[Rows from a dataset of charts and code]
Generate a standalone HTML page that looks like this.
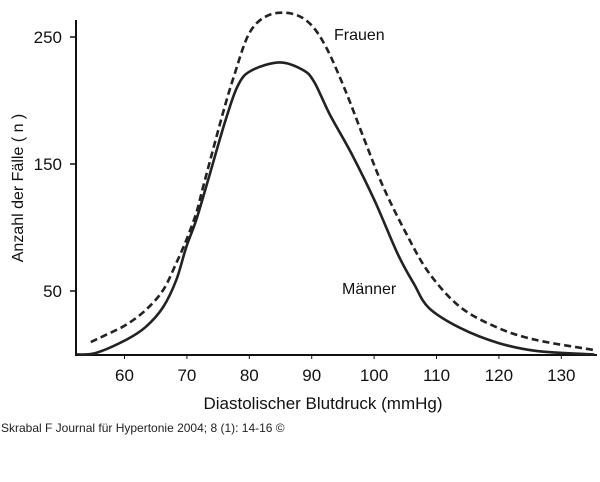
<!DOCTYPE html>
<html><head><meta charset="utf-8"><style>
body{margin:0;background:#fff;width:600px;height:477px;overflow:hidden}
svg text{font-family:"Liberation Sans",sans-serif;fill:#111}
</style></head><body>
<svg id="c" width="600" height="477">
<text x="1" y="432" font-size="12" style="fill:#222">Skrabal F Journal für Hypertonie 2004; 8 (1): 14-16 ©</text>
</svg>
<script>
const xTicks=[60,70,80,90,100,110,120,130];
const yTicks=[50,150,250];
const menV=[52.4,55.4,60.2,63.4,66.2,68.3,69.9,71.5,73.4,76.2,78.3,80.5,84.9,88.6,90.4,92.9,96.4,100.1,103.8,106.4,108.8,113.8,119.9,126,135.3];
const menN=[0,1.2,11.4,21.7,37.4,58.7,84.6,106,137.4,184.6,213,224,230,224,214.6,189,158,121,79,55.5,36.6,20.9,9.1,2.8,0];
const womenV=[54.6,57,60.2,63.4,66.2,68.3,69.9,71.5,72.6,75.6,77.5,80,83,86.7,89.7,92.3,95.3,98.4,101.4,105.1,108.8,113.8,119.9,126,135.3];
const womenN=[9.8,15.4,23.2,35,50.8,72,90,111.4,132,187,218.5,253,267,268.5,260.6,242,209,169.7,132.7,95.7,64.2,37.4,20.9,11.4,3.5];
const X=v=>124.5+(v-60)*6.24;
const Y=n=>354.5-n*1.27;
const svg=document.getElementById('c');
const NS='http://www.w3.org/2000/svg';
function mk(t,a){const e=document.createElementNS(NS,t);for(const k in a)e.setAttribute(k,a[k]);svg.appendChild(e);return e;}
const ya=mk('line',{x1:76,y1:20,x2:76,y2:355,stroke:'#111','stroke-width':2});


const xa=mk('line',{x1:75,y1:355,x2:597,y2:355,stroke:'#111','stroke-width':2});


yTicks.forEach(t=>{
 const l=mk('line',{x1:70,y1:Y(t),x2:76,y2:Y(t),stroke:'#111','stroke-width':1.5});
 
 
 const tx=mk('text',{x:62,y:Y(t)+6,'font-size':17,'text-anchor':'end'});
 tx.textContent=t;
 
 
});
xTicks.forEach(t=>{
 const l=mk('line',{x1:X(t),y1:355,x2:X(t),y2:359,stroke:'#111','stroke-width':1});
 
 
 const tx=mk('text',{x:X(t),y:381,'font-size':17,'text-anchor':'middle'});
 tx.textContent=t;
 
 
});
function path(vs,ns){
 const p=vs.map((v,i)=>[X(v),Y(ns[i])]);
 let d='M'+p[0][0]+','+p[0][1];
 for(let i=0;i<p.length-1;i++){
  const p0=p[i-1]||p[i],p1=p[i],p2=p[i+1],p3=p[i+2]||p2;
  const c1=[p1[0]+(p2[0]-p0[0])/6,p1[1]+(p2[1]-p0[1])/6];
  const c2=[p2[0]-(p3[0]-p1[0])/6,p2[1]-(p3[1]-p1[1])/6];
  d+=' C'+c1+' '+c2+' '+p2;
 }
 return d;
}
const w=mk('path',{d:path(womenV,womenN),fill:'none',stroke:'#222','stroke-width':2.6,'stroke-dasharray':'7 4'});


const m=mk('path',{d:path(menV,menN),fill:'none',stroke:'#222','stroke-width':2.6});


const lf=mk('text',{x:334,y:40,'font-size':16});lf.textContent='Frauen';


const lm=mk('text',{x:342,y:294,'font-size':16});lm.textContent='Männer';


const xt=mk('text',{x:323,y:409,'font-size':17,'text-anchor':'middle'});xt.textContent='Diastolischer Blutdruck (mmHg)';


const yt=mk('text',{x:0,y:0,'font-size':16,'text-anchor':'middle',transform:'translate(23,188) rotate(-90)'});yt.textContent='Anzahl der Fälle  ( n )';


</script>
</body></html>
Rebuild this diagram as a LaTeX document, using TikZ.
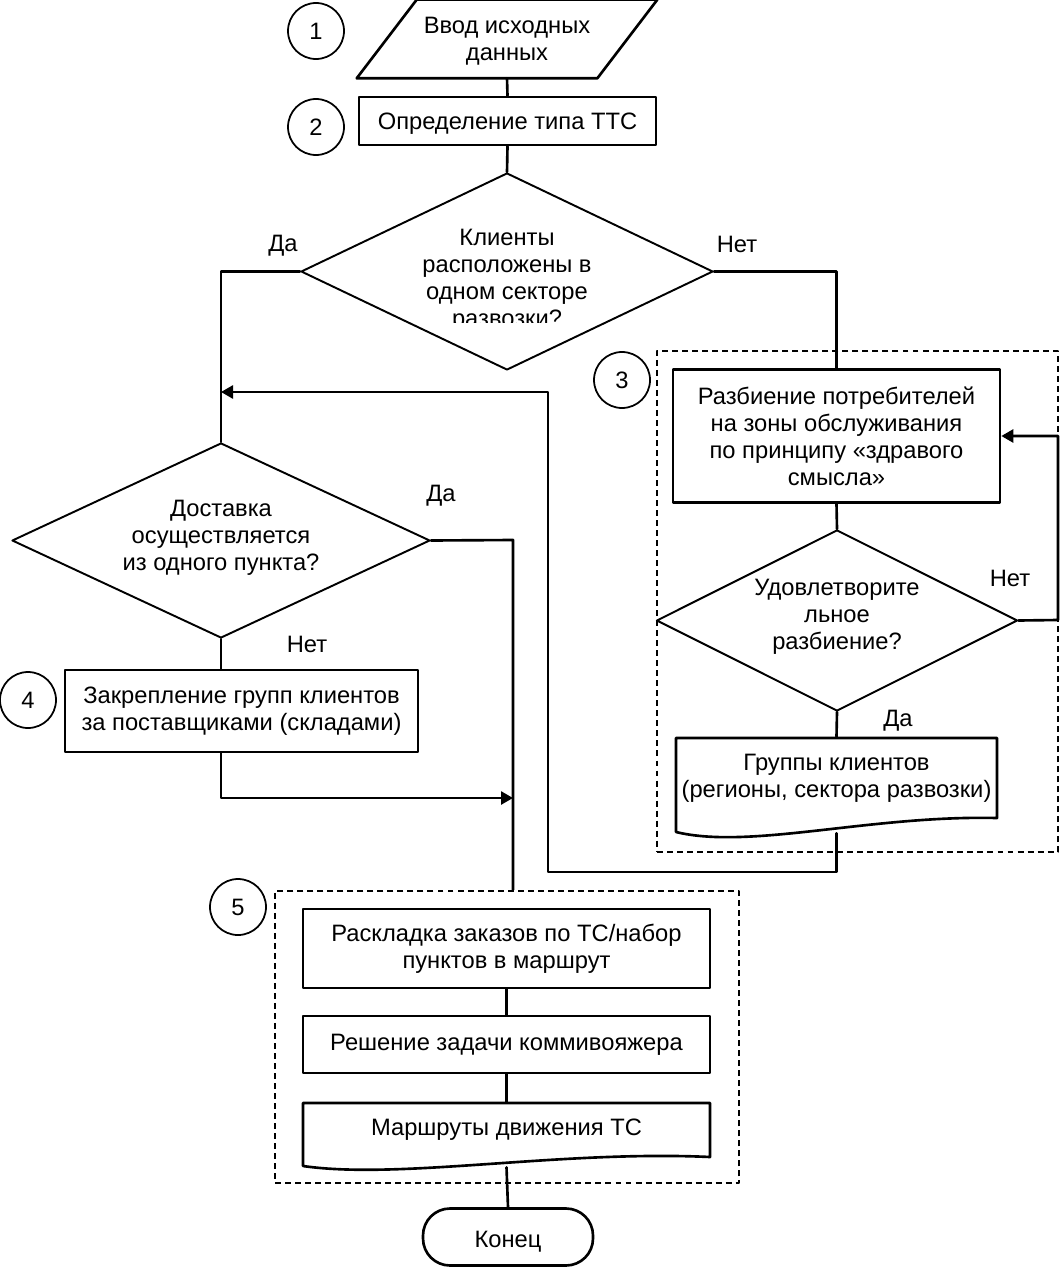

→ **WRITTEN TASK**
Your task is to repeat the material above exactly, without its pictures.

→ **SOLUTION TO THIS EXERCISE**
Generate a standalone HTML page that looks like this.
<!DOCTYPE html>
<html><head><meta charset="utf-8"><style>
body{margin:0;background:#fff;width:600px;height:477px;overflow:hidden}
svg text{font-family:"Liberation Sans",sans-serif;fill:#111}
</style></head><body>
<svg id="c" width="600" height="477">
<text x="1" y="432" font-size="12" style="fill:#222">Skrabal F Journal für Hypertonie 2004; 8 (1): 14-16 ©</text>
</svg>
<script>
const xTicks=[60,70,80,90,100,110,120,130];
const yTicks=[50,150,250];
const menV=[52.4,55.4,60.2,63.4,66.2,68.3,69.9,71.5,73.4,76.2,78.3,80.5,84.9,88.6,90.4,92.9,96.4,100.1,103.8,106.4,108.8,113.8,119.9,126,135.3];
const menN=[0,1.2,11.4,21.7,37.4,58.7,84.6,106,137.4,184.6,213,224,230,224,214.6,189,158,121,79,55.5,36.6,20.9,9.1,2.8,0];
const womenV=[54.6,57,60.2,63.4,66.2,68.3,69.9,71.5,72.6,75.6,77.5,80,83,86.7,89.7,92.3,95.3,98.4,101.4,105.1,108.8,113.8,119.9,126,135.3];
const womenN=[9.8,15.4,23.2,35,50.8,72,90,111.4,132,187,218.5,253,267,268.5,260.6,242,209,169.7,132.7,95.7,64.2,37.4,20.9,11.4,3.5];
const X=v=>124.5+(v-60)*6.24;
const Y=n=>354.5-n*1.27;
const svg=document.getElementById('c');
const NS='http://www.w3.org/2000/svg';
function mk(t,a){const e=document.createElementNS(NS,t);for(const k in a)e.setAttribute(k,a[k]);svg.appendChild(e);return e;}
const ya=mk('line',{x1:76,y1:20,x2:76,y2:355,stroke:'#111','stroke-width':2});


const xa=mk('line',{x1:75,y1:355,x2:597,y2:355,stroke:'#111','stroke-width':2});


yTicks.forEach(t=>{
 const l=mk('line',{x1:70,y1:Y(t),x2:76,y2:Y(t),stroke:'#111','stroke-width':1.5});
 
 
 const tx=mk('text',{x:62,y:Y(t)+6,'font-size':17,'text-anchor':'end'});
 tx.textContent=t;
 
 
});
xTicks.forEach(t=>{
 const l=mk('line',{x1:X(t),y1:355,x2:X(t),y2:359,stroke:'#111','stroke-width':1});
 
 
 const tx=mk('text',{x:X(t),y:381,'font-size':17,'text-anchor':'middle'});
 tx.textContent=t;
 
 
});
function path(vs,ns){
 const p=vs.map((v,i)=>[X(v),Y(ns[i])]);
 let d='M'+p[0][0]+','+p[0][1];
 for(let i=0;i<p.length-1;i++){
  const p0=p[i-1]||p[i],p1=p[i],p2=p[i+1],p3=p[i+2]||p2;
  const c1=[p1[0]+(p2[0]-p0[0])/6,p1[1]+(p2[1]-p0[1])/6];
  const c2=[p2[0]-(p3[0]-p1[0])/6,p2[1]-(p3[1]-p1[1])/6];
  d+=' C'+c1+' '+c2+' '+p2;
 }
 return d;
}
const w=mk('path',{d:path(womenV,womenN),fill:'none',stroke:'#222','stroke-width':2.6,'stroke-dasharray':'7 4'});


const m=mk('path',{d:path(menV,menN),fill:'none',stroke:'#222','stroke-width':2.6});


const lf=mk('text',{x:334,y:40,'font-size':16});lf.textContent='Frauen';


const lm=mk('text',{x:342,y:294,'font-size':16});lm.textContent='Männer';


const xt=mk('text',{x:323,y:409,'font-size':17,'text-anchor':'middle'});xt.textContent='Diastolischer Blutdruck (mmHg)';


const yt=mk('text',{x:0,y:0,'font-size':16,'text-anchor':'middle',transform:'translate(23,188) rotate(-90)'});yt.textContent='Anzahl der Fälle  ( n )';


</script>
</body></html>
Rebuild this diagram as a LaTeX document, using TikZ.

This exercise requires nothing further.